10. How should states implement the provisions on assistance and relations with states that are not party to the convention?
States parties should pass strong implementation legislation that stays true to all of the convention's norms and expressly addresses the prohibition on assistance and its application during joint military operations. The legislation should clarify that the prohibition on assistance remains in force even during joint military operations. Implementation legislation should explicitly ban the range of activities that are most likely to occur during such operations. These activities include, but are not limited to, the transit of cluster munitions through the state party's territory and the hosting of foreign stockpiles on the state party's territory.

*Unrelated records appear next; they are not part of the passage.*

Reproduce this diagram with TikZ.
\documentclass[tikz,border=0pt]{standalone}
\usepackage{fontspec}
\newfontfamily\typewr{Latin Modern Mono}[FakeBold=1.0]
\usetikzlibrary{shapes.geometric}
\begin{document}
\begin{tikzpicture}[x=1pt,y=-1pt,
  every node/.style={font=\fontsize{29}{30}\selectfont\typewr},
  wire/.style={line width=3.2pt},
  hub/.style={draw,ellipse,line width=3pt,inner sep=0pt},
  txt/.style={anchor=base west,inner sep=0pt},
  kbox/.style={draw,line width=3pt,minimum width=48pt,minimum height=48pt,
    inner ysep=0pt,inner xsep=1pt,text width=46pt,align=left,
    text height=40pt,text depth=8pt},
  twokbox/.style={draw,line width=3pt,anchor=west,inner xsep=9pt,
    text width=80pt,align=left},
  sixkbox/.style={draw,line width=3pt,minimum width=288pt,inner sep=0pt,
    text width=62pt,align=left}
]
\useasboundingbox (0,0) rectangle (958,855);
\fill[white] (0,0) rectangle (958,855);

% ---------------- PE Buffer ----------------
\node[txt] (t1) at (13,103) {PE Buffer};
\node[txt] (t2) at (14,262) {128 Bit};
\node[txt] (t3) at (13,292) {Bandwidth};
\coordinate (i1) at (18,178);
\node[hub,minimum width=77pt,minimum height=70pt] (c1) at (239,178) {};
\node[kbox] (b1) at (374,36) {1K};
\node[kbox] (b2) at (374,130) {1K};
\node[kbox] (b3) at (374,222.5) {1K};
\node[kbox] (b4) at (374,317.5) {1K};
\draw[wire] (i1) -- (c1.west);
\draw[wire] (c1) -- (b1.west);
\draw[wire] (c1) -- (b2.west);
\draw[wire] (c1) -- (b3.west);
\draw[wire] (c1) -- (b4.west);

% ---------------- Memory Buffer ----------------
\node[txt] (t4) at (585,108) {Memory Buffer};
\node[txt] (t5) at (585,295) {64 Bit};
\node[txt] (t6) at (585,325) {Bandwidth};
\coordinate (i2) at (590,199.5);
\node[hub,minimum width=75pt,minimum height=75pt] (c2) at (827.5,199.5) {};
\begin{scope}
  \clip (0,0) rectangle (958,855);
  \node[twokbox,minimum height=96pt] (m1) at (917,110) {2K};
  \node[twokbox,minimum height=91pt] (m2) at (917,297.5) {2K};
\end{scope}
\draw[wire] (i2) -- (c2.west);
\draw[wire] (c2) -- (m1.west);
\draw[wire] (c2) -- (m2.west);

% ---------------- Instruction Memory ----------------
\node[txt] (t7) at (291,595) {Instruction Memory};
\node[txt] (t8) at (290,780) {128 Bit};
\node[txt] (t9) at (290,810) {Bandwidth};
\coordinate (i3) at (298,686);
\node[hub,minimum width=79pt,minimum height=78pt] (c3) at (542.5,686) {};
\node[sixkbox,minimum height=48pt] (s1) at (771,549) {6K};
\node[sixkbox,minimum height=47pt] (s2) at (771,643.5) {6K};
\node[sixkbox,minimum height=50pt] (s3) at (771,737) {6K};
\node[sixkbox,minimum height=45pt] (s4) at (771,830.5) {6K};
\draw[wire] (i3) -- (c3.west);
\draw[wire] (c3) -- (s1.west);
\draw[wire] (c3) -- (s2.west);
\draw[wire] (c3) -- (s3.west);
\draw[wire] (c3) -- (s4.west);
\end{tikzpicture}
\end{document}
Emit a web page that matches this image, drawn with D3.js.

States parties can supplement implementation legislation with other measures and policies. For example, they can develop rules of engagement specifying that, during joint military operations, they will not assist with any activity that is banned by the convention.
States parties should similarly develop laws and policies to implement the positive obligations of Article 21(1) and (2). These implementation measures should require states parties to encourage other states to join the convention and to promote the convention's norms and discourage use, including by openly adopting an interpretation of the prohibition on assistance that applies to joint military operations. The measures should also oblige political and military bodies to notify states parties' allies of their obligations under the convention before and during joint military operations. To help ensure complete implementation, states parties should each designate a government agency to coordinate such activities. Finally, they should make implementation of these obligations public, including through the convention's annual transparency reporting mechanism.